Time to transition to guitar. In 2006 Tom Verlaine, front man of the inspired Television band, authored a strange cornucopia with Songs and Other Things. Exceptional songs rub shoulders with nearly amateur sketches whilst production values maintain outright brilliance throughout. I enjoy the "Peace Piece" instrumental for review. It’s nothing but a pair of guitars with close-miked guitar amps. This was fascinating when warmth paired with high precision as though I could peek into the valves of the guitar amps.
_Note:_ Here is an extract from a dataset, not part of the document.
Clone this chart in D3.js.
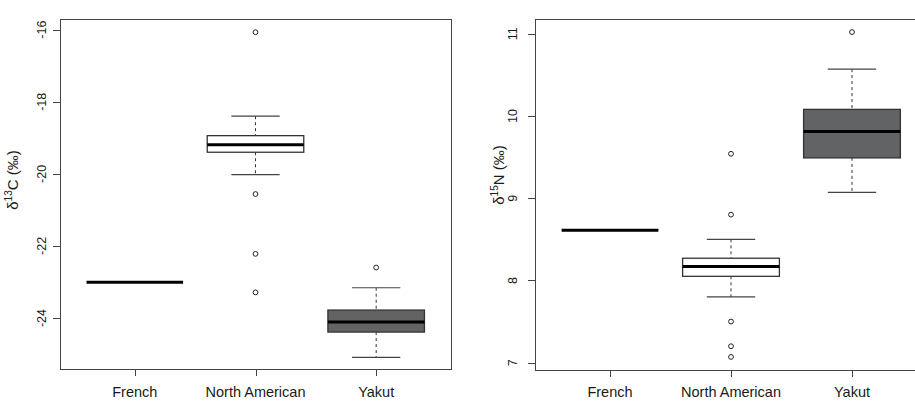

There was their steady-state hum, the decay trails of the flageolets, the somewhat shaky echo of the reverb spirals, the minute barely switched-in tremolo of the left guitar. The Arpège transformed sketchy minimalism into high adventure. Every second commanded attention to cause disappointment when it was all over three short minutes later.
 

Artificial constructs were next with a new reference in this genre, Destroyer’s Kaputt. What a stupid misleading name. Anyone expecting dreary Heavy Metal wrote out the bill without waiting for the host. Destroyer develops a new niche by combining 80s' values (I flashed on bands like ABC and Icehouse) with clever lyrics and outrageous arrangements (trombone, traverse flute).  So I cued up "Savage night at the opera" in my CD spinner with its harmonically complex percussion played blunt and simple, New Order-type bass focused on its high registers, broadly panned stereo tricks, Solina synth strings, plenty of space and reverb and in the midst of it all a truly porcine guitar solo followed by a low cryptic deconstruction of the thematic. The Arpège handled it as one expects Destroyer meant for it to sound – as a trip or spell triggered by too many colourful long drinks and rushing light streamers observed through half-open eyes in the taxi – unreal and off kilter.

 

For context I next subbed in my amp combo of Funk LAP2 pre and Myryad MXA2150 power for a clear difference. Nobody will cry wolf that the most pronounced change occurred in the bass. The Myryad parceled out more raw poundage but then is outright known for that. The highs meanwhile seemed somewhat grainy where the Arpège was both more transparent and airy. On soundstaging and layering both amps ran shoulder to shoulder though the Myryad seemed perhaps the ultimately more precise but also edgier. I couldn’t declare one better. It was preference time. Had I only one sentence I’d give the Arpège more flow, the Funk/Myryad combo more angularity.